Gauta’s first and last names — pronounced U-WAHN-nee NOW-tuh — sound nothing like the spelling would indicate. No wonder most people just call him by his nickname, Junior.
Gauta is hard to miss on the field with his long, black hair flowing from beneath the back of his helmet.
More importantly, the 6-foot-3, 305-pound junior college transfer is hard to miss because of his fine play.
“He’s done a real good job,” WSU coach Mike Leach said. “Ahead of schedule. Adapted quickly.
“Like anybody, it took a little bit of (fall) camp to get used to things, but he has been a very pleasant surprise.”
Gauta’s rugged presence in the middle has helped the Cougars climb to 30th in the nation in rushing defense (107.1 yards per game).
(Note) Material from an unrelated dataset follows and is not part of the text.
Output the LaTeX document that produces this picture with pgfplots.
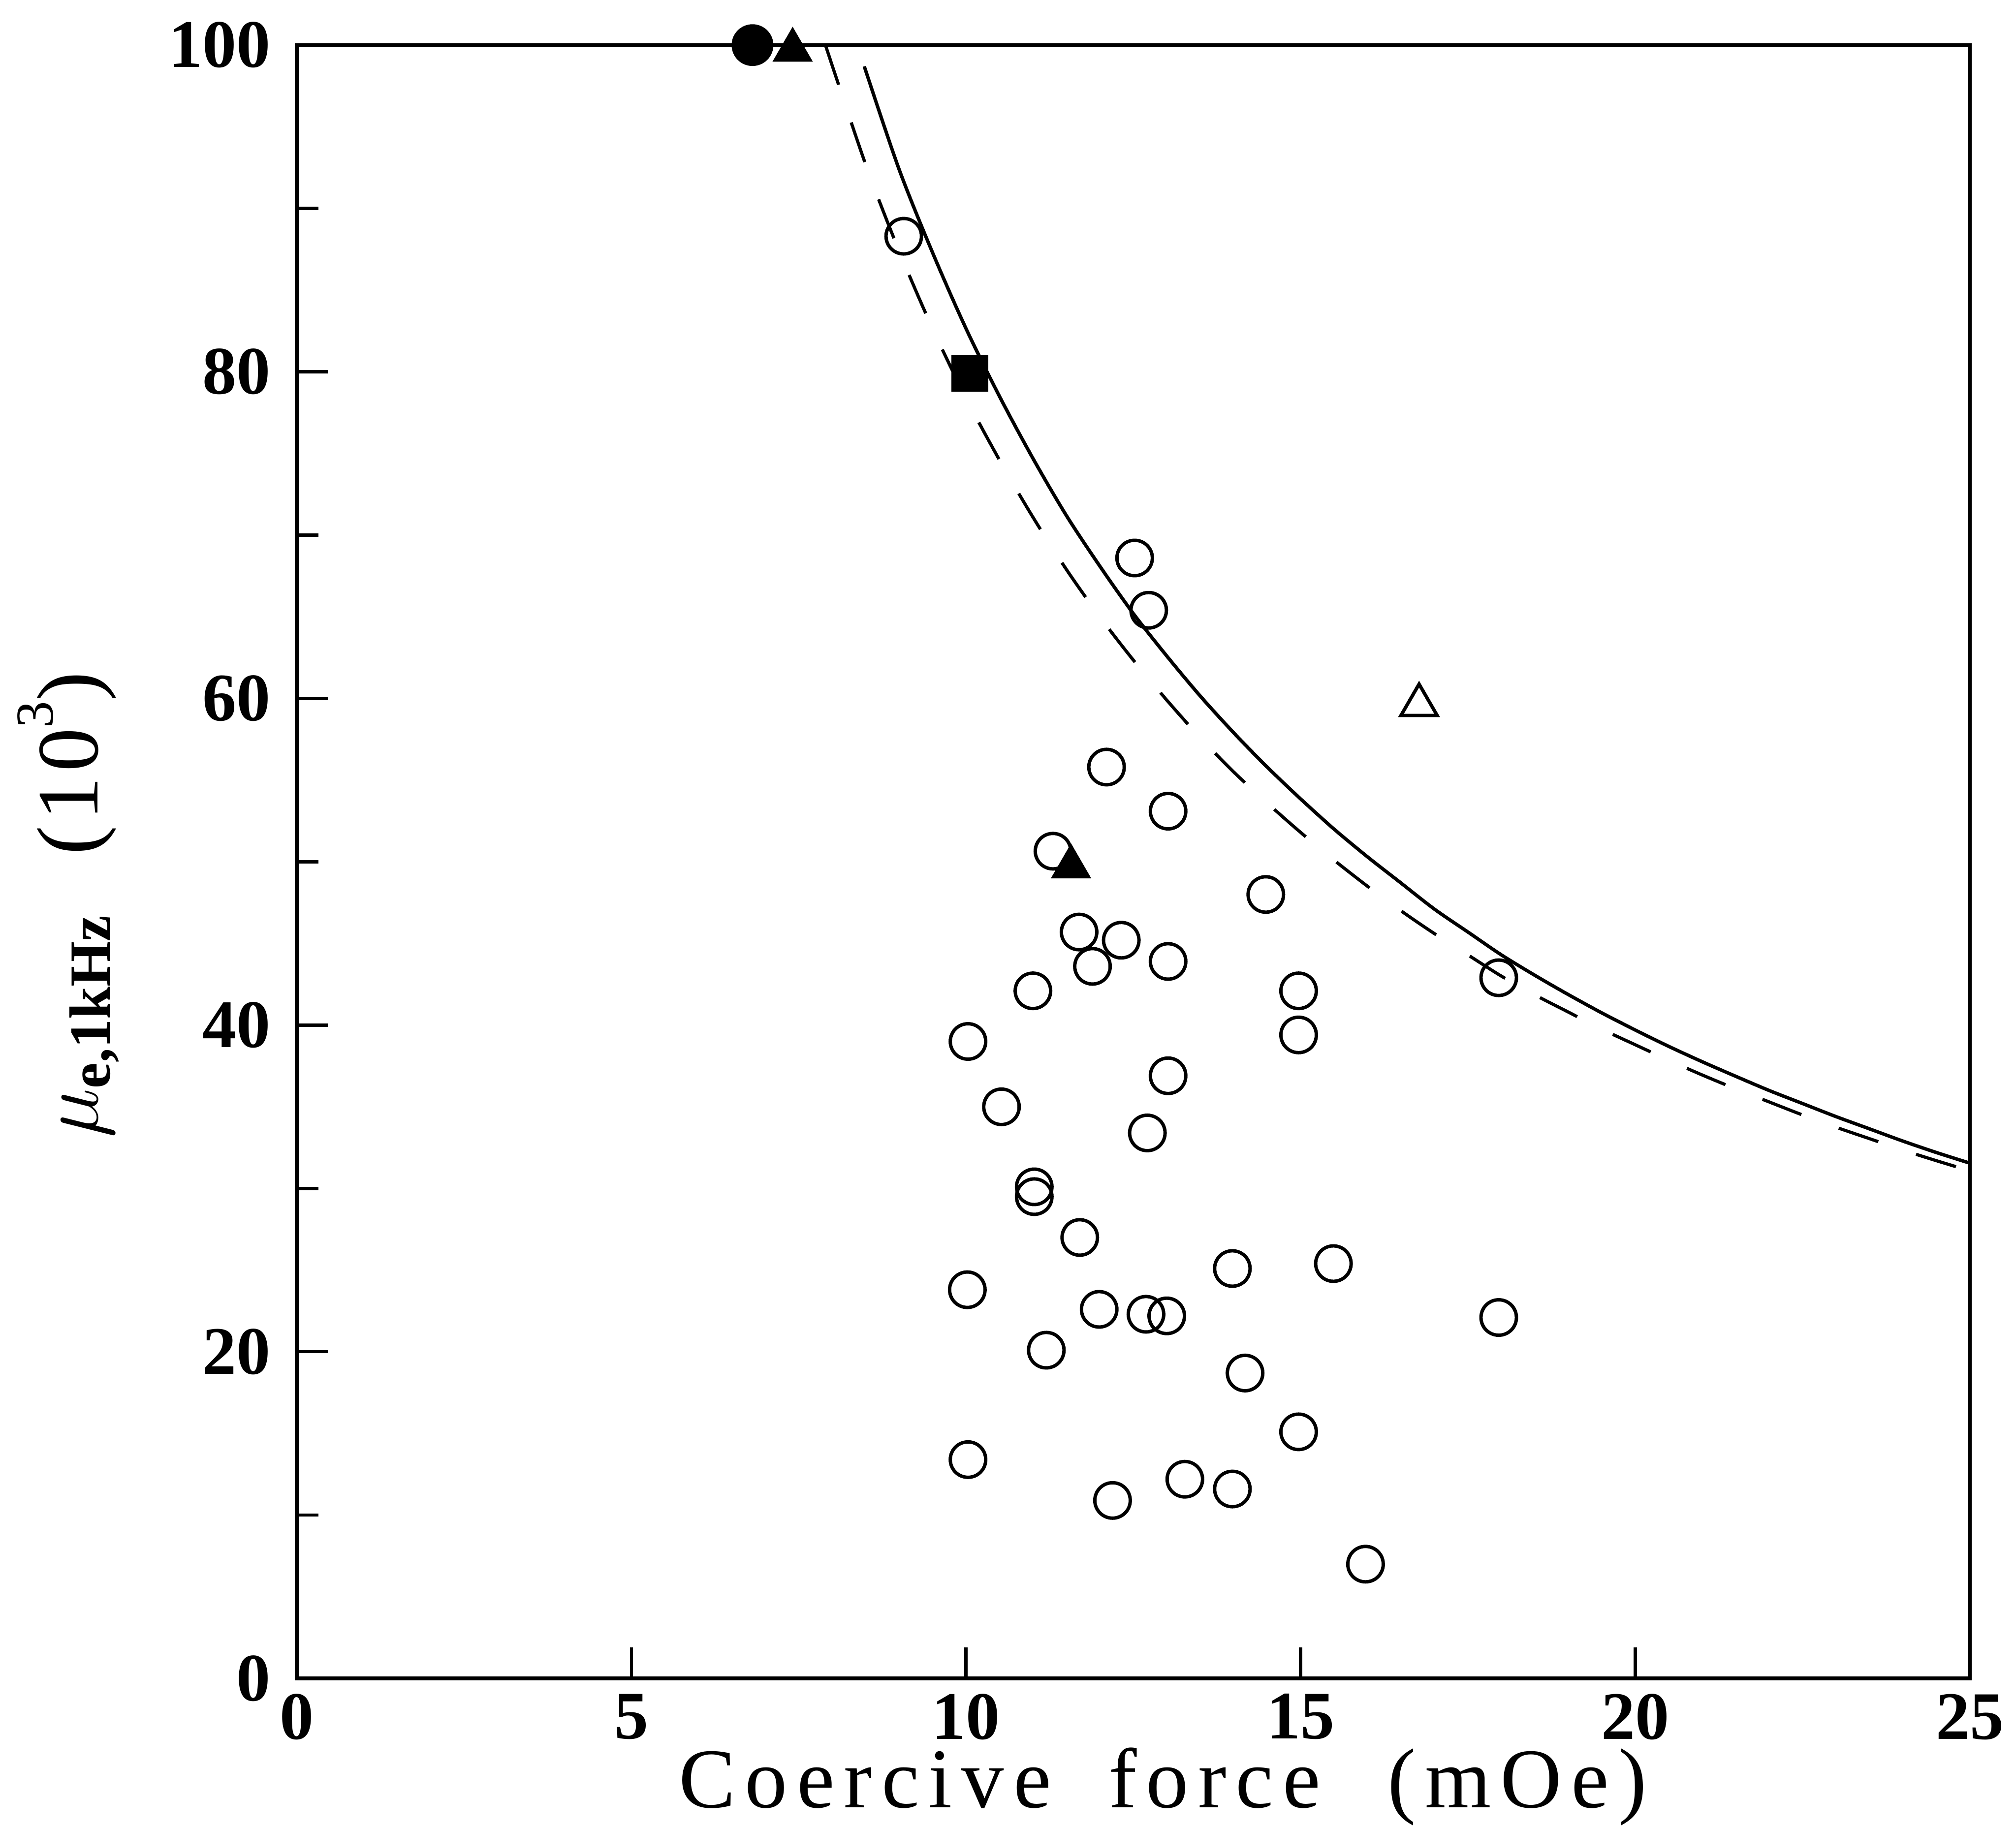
\documentclass[border=0pt]{standalone}
\usepackage{fontspec}
\usepackage{pgfplots}
\pgfplotsset{compat=1.18}
\newfontfamily\lib{Liberation Serif}
\newfontfamily\xlabfont[LetterSpace=11]{Liberation Serif}
\newfontfamily\ylabfont[LetterSpace=6]{Liberation Serif}
\begin{document}
\begin{tikzpicture}
\begin{axis}[
  name=ax,
  scale only axis,
  width=344.5pt, height=336.4pt,
  xmin=0, xmax=25, ymin=0, ymax=100,
  xtick={0,5,...,25}, ytick={0,20,...,100},
  minor ytick={10,30,...,90},
  tick pos=left,
  tick align=inside,
  major tick length=6.4pt,
  minor tick length=4.5pt,
  axis line style={line width=0.8pt},
  every tick/.style={line width=0.65pt, black},
  clip=false,
  /pgf/number format/assume math mode=true,
  ticklabel style={font=\lib\bfseries\fontsize{14}{14}\selectfont},
  xticklabel style={anchor=north, inner sep=0pt, yshift=-3.0pt},
  yticklabel style={anchor=east, inner sep=0pt, xshift=-5.2pt},
  xlabel={\xlabfont\fontsize{17.5}{20}\selectfont Coercive\hspace{5.5pt} force\hspace{7.5pt} (mOe)},
  xlabel style={at={(axis description cs:0.5177,0)}, anchor=base, yshift=-26.6pt, inner sep=0pt},
  ylabel={\fontsize{18}{21}\selectfont$\mu_{\mbox{\lib\bfseries\fontsize{12}{12}\selectfont e,1kHz}}$\hspace{12pt}{\ylabfont\fontsize{18}{21}\selectfont(10\raisebox{9.2pt}{\fontsize{11}{11}\selectfont 3})}},
  ylabel style={at={(axis description cs:-0.119,0.4735)}, anchor=base, inner sep=0pt},
]
% solid curve
\addplot[black, line width=0.7pt, smooth] coordinates {
(8.48,98.7)(9.0,92.4)(9.5,87.3)(10.0,82.65)(10.5,78.5)(11.0,74.7)(11.5,71.2)
(12.0,68.1)(12.5,65.2)(13.0,62.6)(13.5,60.15)(14.0,57.9)(14.5,55.8)(15.0,53.85)
(15.5,52.0)(16.0,50.3)(16.5,48.7)(17.0,47.1)(17.5,45.7)(18.0,44.3)(18.5,43.05)
(19.0,41.87)(19.5,40.75)(20.0,39.7)(20.5,38.7)(21.0,37.76)(21.5,36.87)(22.0,36.0)
(22.5,35.2)(23.0,34.4)(23.5,33.65)(24.0,32.9)(24.5,32.2)(25.0,31.55)
};
% dashed curve
\addplot[black, line width=0.65pt, smooth, dash pattern=on 8.6pt off 8.2pt] coordinates {
(7.90,100.0)(8.5,92.7)(9.0,87.4)(9.5,82.65)(10.0,78.4)(10.5,74.6)(11.0,71.1)
(11.5,67.9)(12.0,65.0)(12.5,62.35)(13.0,59.9)(13.5,57.6)(14.0,55.5)(14.5,53.6)
(15.0,51.8)(15.5,50.1)(16.0,48.5)(16.5,47.0)(17.0,45.6)(17.5,44.3)(18.0,43.0)
(18.5,41.85)(19.0,40.8)(19.5,39.75)(20.0,38.8)(20.5,37.85)(21.0,36.95)(21.5,36.1)
(22.0,35.3)(22.5,34.5)(23.0,33.75)(23.5,33.05)(24.0,32.35)(24.5,31.7)(25.0,31.08)
};
% open circles
\addplot[black, only marks, mark=o, mark size=3.65pt, mark options={line width=0.7pt}] coordinates {
(9.07,88.3)(12.52,68.6)(12.73,65.4)(12.10,55.8)(13.02,53.1)(11.30,50.65)
(14.48,48.0)(11.69,45.7)(12.32,45.2)(11.89,43.6)(13.02,43.9)(11.0,42.1)
(14.97,42.1)(17.96,42.9)(10.03,39.0)(14.97,39.4)(13.02,36.9)(10.53,35.0)
(12.71,33.4)(11.02,30.1)(11.02,29.5)(11.70,27.0)(10.02,23.8)(13.98,25.1)
(15.49,25.4)(11.99,22.6)(12.69,22.3)(13.0,22.2)(17.96,22.1)(11.20,20.1)
(14.17,18.7)(14.97,15.1)(10.03,13.4)(13.27,12.2)(13.98,11.6)(12.19,10.9)
(15.97,7.0)
};
% filled circle
\addplot[black, only marks, mark=*, mark size=4.1pt] coordinates {(6.81,100)};
% filled triangles
\addplot[black, only marks, mark=triangle*, mark size=4.4pt] coordinates {(7.41,99.7)(11.57,49.7)};
% filled square
\addplot[black, only marks, mark=square*, mark size=3.6pt] coordinates {(10.06,79.9)};
% open triangle
\addplot[black, only marks, mark=triangle, mark size=4.3pt, mark options={line width=0.7pt}] coordinates {(16.77,59.6)};
\end{axis}
\path ([shift={(-61.1pt,-30.5pt)}]ax.south west) rectangle ([shift={(9.5pt,9.3pt)}]ax.north east);
\end{tikzpicture}
\end{document}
The Cougars have allowed just one rushing touchdown.
“My job, basically, is to take two guys,” Gauta said. “Take them out of the picture so our linebackers can make plays.”
Still, Gauta has recorded 11 tackles (five solo) in three games, including two tackles for losses.
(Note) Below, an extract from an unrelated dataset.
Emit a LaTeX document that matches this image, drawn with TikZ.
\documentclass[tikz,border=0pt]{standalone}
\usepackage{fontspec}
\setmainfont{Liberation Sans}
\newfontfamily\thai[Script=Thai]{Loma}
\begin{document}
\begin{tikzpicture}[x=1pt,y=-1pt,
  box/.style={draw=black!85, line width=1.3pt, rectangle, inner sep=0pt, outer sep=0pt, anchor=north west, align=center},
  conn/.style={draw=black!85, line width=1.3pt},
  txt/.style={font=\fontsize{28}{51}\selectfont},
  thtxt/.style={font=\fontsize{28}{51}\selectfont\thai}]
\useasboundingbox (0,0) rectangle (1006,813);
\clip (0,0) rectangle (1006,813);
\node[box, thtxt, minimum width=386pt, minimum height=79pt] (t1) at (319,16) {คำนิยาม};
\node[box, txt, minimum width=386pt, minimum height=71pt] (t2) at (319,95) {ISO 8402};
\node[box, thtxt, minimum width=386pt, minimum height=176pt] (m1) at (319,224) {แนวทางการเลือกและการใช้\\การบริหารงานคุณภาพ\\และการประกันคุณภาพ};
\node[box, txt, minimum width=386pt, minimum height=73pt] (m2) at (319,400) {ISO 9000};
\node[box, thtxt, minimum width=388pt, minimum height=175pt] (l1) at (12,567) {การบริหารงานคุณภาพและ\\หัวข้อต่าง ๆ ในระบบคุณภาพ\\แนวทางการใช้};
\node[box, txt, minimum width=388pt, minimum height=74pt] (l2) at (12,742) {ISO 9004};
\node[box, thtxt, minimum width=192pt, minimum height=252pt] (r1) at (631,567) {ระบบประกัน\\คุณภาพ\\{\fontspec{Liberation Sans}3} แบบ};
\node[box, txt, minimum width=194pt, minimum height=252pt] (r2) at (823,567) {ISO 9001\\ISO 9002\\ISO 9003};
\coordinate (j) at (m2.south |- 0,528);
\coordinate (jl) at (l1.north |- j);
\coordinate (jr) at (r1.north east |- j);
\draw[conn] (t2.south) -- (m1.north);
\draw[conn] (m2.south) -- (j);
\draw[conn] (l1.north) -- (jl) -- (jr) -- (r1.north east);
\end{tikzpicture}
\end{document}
“I’ve always been a team person,” Gauta said. “Part of it is with my faith, my Christian background.
“I love helping people. As big as I am and as mean as I look, I can be the nicest guy.”
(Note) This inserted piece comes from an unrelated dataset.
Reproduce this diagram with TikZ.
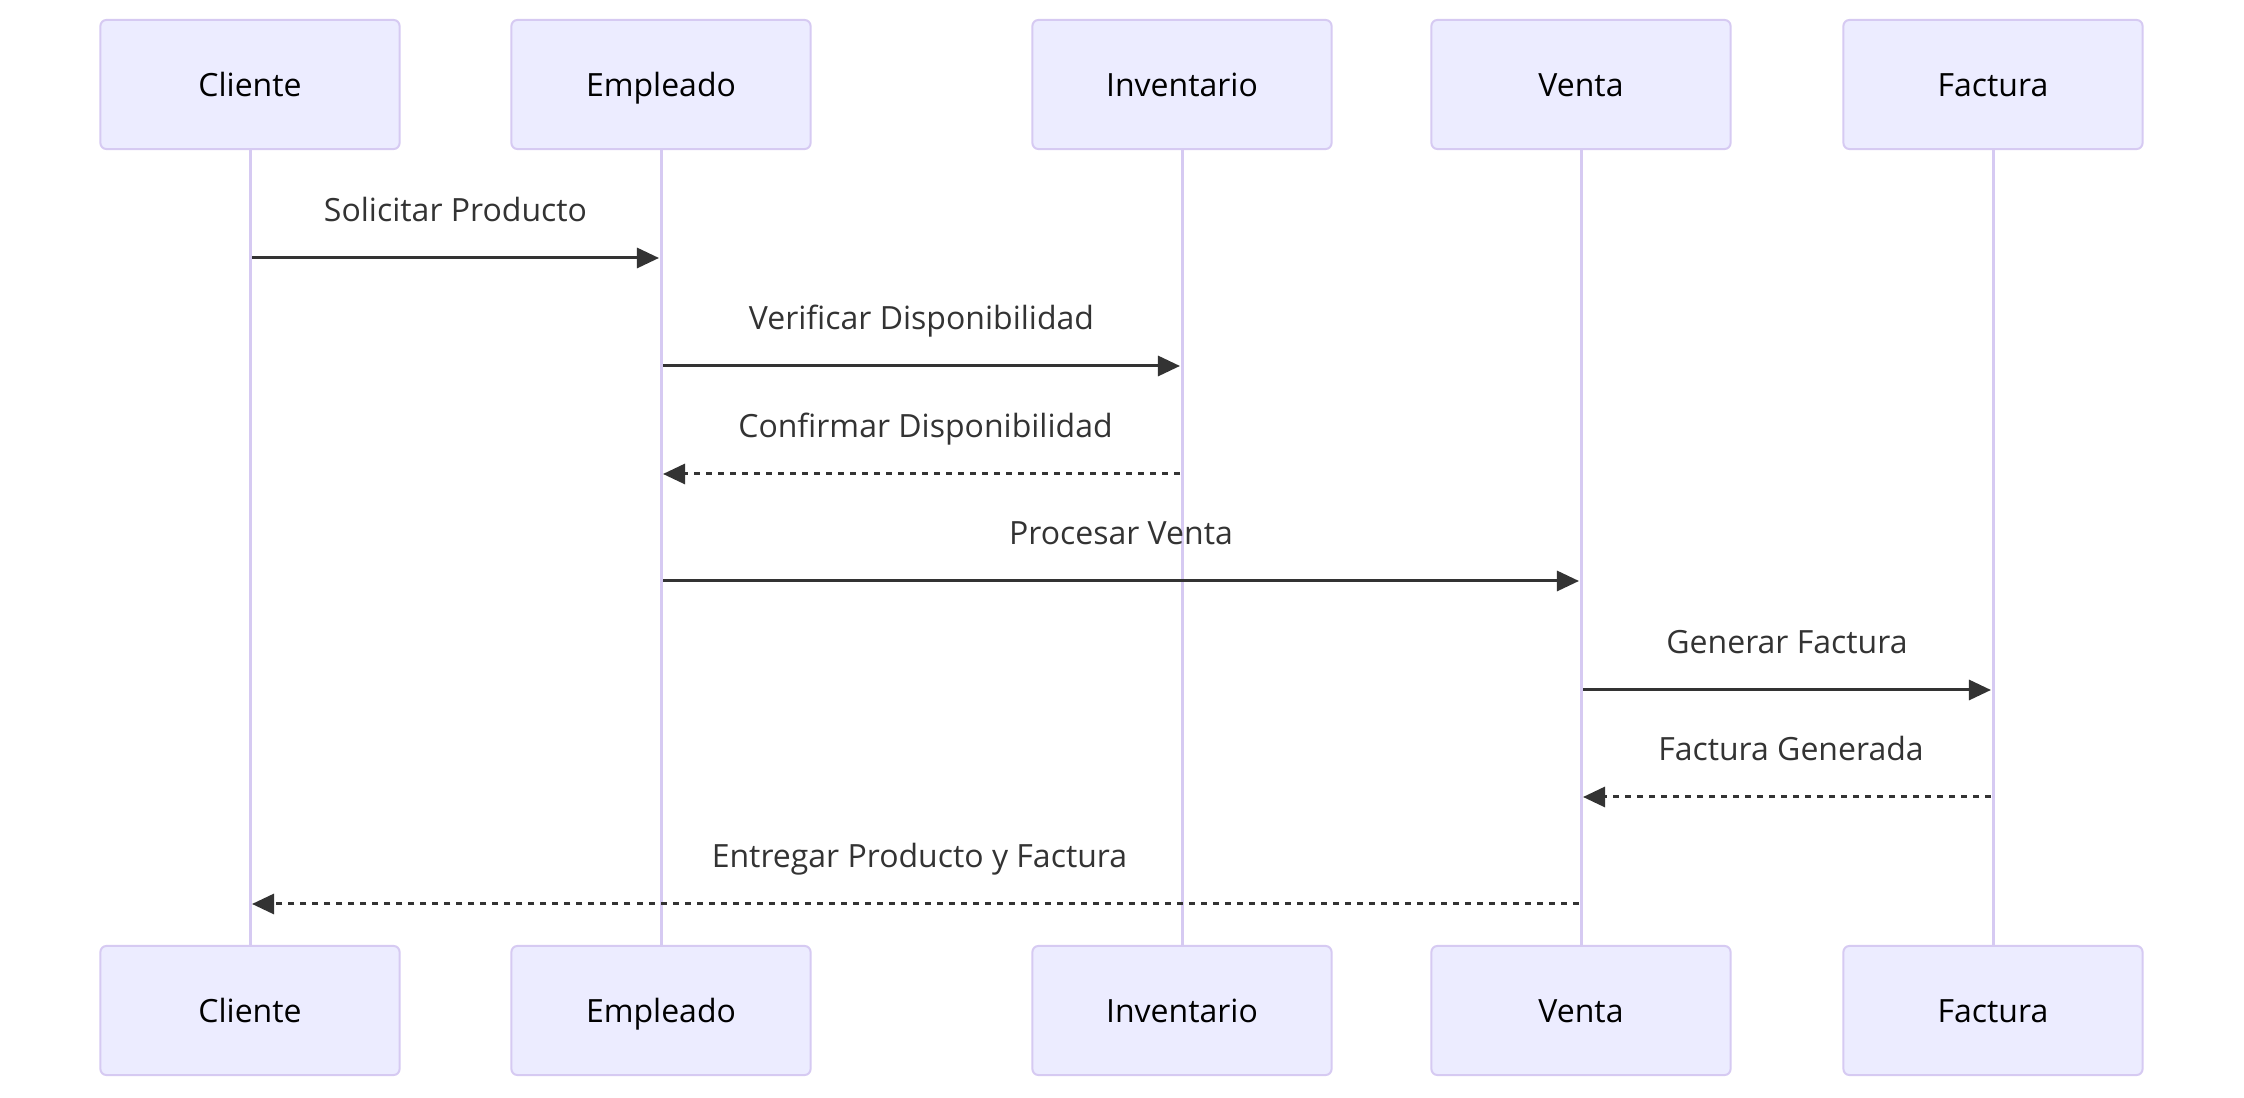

Leach said he appreciates Gauta’s selfless attitude, “and he brings enough enthusiasm out there that he kind of ignites the other kids around him.”
Gauta is surprisingly athletic for his size. Of course, it wouldn’t be such a surprise if you knew he played quarterback on the freshman team at Garden Grove (Calif.) High School.
“We went undefeated,” Gauta recalled. “I threw a couple touchdown passes, rushed for one.
“We had a great team. I was skinny at that time. I was about 6-1, 225.”
The “skinny” freshman had to sit out the following year after transferring to Valencia High, where he lettered two years in football, basketball, track and volleyball (“I love volleyball!”).
Gauta drew little recruiting interest in high school, possibly due to poor grades that made him academically ineligible for Football Bowl Subdivision schools.
Gauta said he appreciates the academic assistance he received while playing two years at Fullerton College, a junior college near his Anaheim, Calif., home.
Born and raised in Hawaii, Gauta and his family moved to Anaheim when he was in grade school.
Hawaii recruited him out of high school and again in junior college, but he said Kansas State, Colorado State and WSU were the only schools that offered him scholarships after last season.
Gauta has made the Cougars’ decision look good thus far, and the big Samoan likes to think he looks good with all that hair flyin’ out of his helmet.
“It’s part of my culture, having long hair,” he said with one of his frequent smiles. “Guess it’s a sense of power.”